## Provided records
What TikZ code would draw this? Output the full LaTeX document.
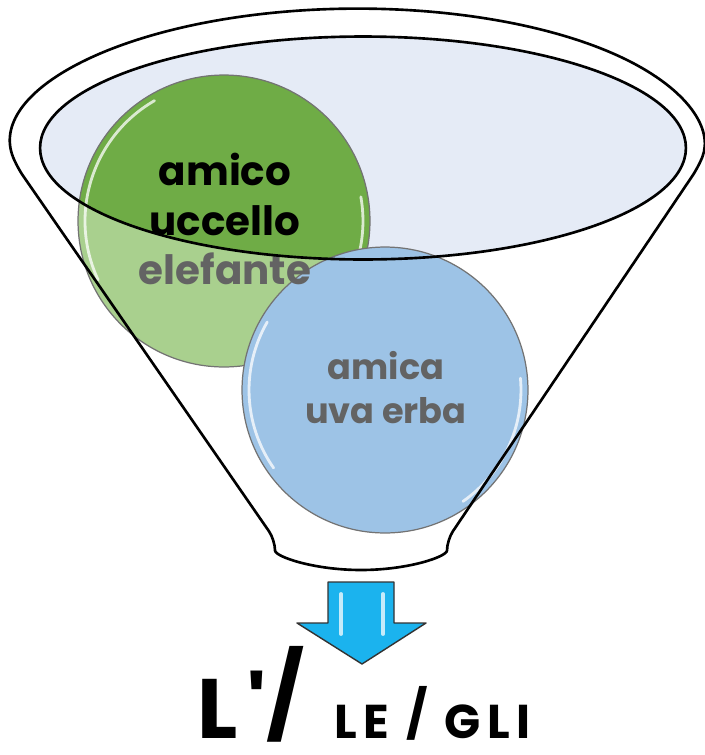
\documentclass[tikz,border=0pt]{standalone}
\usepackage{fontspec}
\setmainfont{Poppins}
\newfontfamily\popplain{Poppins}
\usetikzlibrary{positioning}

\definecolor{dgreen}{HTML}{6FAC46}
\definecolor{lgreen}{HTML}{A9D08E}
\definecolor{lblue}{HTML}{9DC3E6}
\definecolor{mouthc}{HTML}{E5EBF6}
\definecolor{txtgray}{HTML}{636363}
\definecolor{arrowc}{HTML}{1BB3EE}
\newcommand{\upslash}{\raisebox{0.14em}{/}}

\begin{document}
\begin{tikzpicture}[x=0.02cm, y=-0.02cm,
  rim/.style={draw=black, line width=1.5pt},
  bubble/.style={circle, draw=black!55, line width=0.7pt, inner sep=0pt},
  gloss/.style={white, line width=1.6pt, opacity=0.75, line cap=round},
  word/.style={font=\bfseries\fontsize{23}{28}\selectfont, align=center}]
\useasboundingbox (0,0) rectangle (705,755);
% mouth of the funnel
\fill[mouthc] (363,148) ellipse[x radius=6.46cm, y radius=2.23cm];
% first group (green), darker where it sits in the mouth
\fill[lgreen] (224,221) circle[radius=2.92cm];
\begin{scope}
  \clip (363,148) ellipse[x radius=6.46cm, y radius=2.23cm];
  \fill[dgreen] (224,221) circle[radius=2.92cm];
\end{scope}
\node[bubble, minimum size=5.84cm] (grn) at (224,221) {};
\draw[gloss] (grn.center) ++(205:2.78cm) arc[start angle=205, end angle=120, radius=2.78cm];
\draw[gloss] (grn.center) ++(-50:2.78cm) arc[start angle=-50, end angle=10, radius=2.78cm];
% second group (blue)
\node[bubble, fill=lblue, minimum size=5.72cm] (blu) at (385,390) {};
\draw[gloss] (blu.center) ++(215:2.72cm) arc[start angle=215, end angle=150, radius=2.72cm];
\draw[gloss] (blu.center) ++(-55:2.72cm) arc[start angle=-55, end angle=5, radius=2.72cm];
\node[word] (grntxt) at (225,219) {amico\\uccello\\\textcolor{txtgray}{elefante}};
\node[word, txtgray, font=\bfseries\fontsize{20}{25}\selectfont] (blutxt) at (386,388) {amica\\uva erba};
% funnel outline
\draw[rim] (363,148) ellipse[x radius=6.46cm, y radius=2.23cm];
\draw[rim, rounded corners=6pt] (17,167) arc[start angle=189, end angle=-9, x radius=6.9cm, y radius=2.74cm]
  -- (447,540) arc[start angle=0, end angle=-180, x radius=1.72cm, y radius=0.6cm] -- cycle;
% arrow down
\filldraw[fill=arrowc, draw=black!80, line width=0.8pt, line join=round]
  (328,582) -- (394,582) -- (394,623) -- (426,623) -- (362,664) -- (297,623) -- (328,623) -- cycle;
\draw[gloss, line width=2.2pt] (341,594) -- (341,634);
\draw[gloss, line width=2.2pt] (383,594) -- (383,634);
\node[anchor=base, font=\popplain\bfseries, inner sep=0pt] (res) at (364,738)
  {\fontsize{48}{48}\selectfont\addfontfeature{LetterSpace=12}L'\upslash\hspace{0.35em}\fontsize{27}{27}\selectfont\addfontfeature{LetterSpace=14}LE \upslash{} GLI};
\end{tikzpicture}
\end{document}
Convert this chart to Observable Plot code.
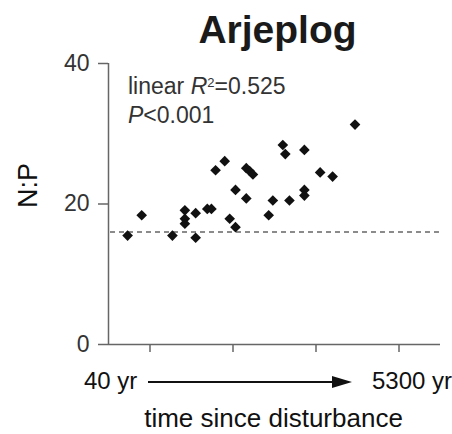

## Job
Omit the pictures and reproduce the listing exactly.

## Reply to the exercise
What TikZ code would draw this? Output the full LaTeX document.
\documentclass[tikz,border=0pt]{standalone}
\usepackage{fontspec}
\setmainfont{Poppins}
\newfontfamily\popplain{Poppins}
\usetikzlibrary{positioning}

\definecolor{dgreen}{HTML}{6FAC46}
\definecolor{lgreen}{HTML}{A9D08E}
\definecolor{lblue}{HTML}{9DC3E6}
\definecolor{mouthc}{HTML}{E5EBF6}
\definecolor{txtgray}{HTML}{636363}
\definecolor{arrowc}{HTML}{1BB3EE}
\newcommand{\upslash}{\raisebox{0.14em}{/}}

\begin{document}
\begin{tikzpicture}[x=0.02cm, y=-0.02cm,
  rim/.style={draw=black, line width=1.5pt},
  bubble/.style={circle, draw=black!55, line width=0.7pt, inner sep=0pt},
  gloss/.style={white, line width=1.6pt, opacity=0.75, line cap=round},
  word/.style={font=\bfseries\fontsize{23}{28}\selectfont, align=center}]
\useasboundingbox (0,0) rectangle (705,755);
% mouth of the funnel
\fill[mouthc] (363,148) ellipse[x radius=6.46cm, y radius=2.23cm];
% first group (green), darker where it sits in the mouth
\fill[lgreen] (224,221) circle[radius=2.92cm];
\begin{scope}
  \clip (363,148) ellipse[x radius=6.46cm, y radius=2.23cm];
  \fill[dgreen] (224,221) circle[radius=2.92cm];
\end{scope}
\node[bubble, minimum size=5.84cm] (grn) at (224,221) {};
\draw[gloss] (grn.center) ++(205:2.78cm) arc[start angle=205, end angle=120, radius=2.78cm];
\draw[gloss] (grn.center) ++(-50:2.78cm) arc[start angle=-50, end angle=10, radius=2.78cm];
% second group (blue)
\node[bubble, fill=lblue, minimum size=5.72cm] (blu) at (385,390) {};
\draw[gloss] (blu.center) ++(215:2.72cm) arc[start angle=215, end angle=150, radius=2.72cm];
\draw[gloss] (blu.center) ++(-55:2.72cm) arc[start angle=-55, end angle=5, radius=2.72cm];
\node[word] (grntxt) at (225,219) {amico\\uccello\\\textcolor{txtgray}{elefante}};
\node[word, txtgray, font=\bfseries\fontsize{20}{25}\selectfont] (blutxt) at (386,388) {amica\\uva erba};
% funnel outline
\draw[rim] (363,148) ellipse[x radius=6.46cm, y radius=2.23cm];
\draw[rim, rounded corners=6pt] (17,167) arc[start angle=189, end angle=-9, x radius=6.9cm, y radius=2.74cm]
  -- (447,540) arc[start angle=0, end angle=-180, x radius=1.72cm, y radius=0.6cm] -- cycle;
% arrow down
\filldraw[fill=arrowc, draw=black!80, line width=0.8pt, line join=round]
  (328,582) -- (394,582) -- (394,623) -- (426,623) -- (362,664) -- (297,623) -- (328,623) -- cycle;
\draw[gloss, line width=2.2pt] (341,594) -- (341,634);
\draw[gloss, line width=2.2pt] (383,594) -- (383,634);
\node[anchor=base, font=\popplain\bfseries, inner sep=0pt] (res) at (364,738)
  {\fontsize{48}{48}\selectfont\addfontfeature{LetterSpace=12}L'\upslash\hspace{0.35em}\fontsize{27}{27}\selectfont\addfontfeature{LetterSpace=14}LE \upslash{} GLI};
\end{tikzpicture}
\end{document}
Convert this chart to Observable Plot code.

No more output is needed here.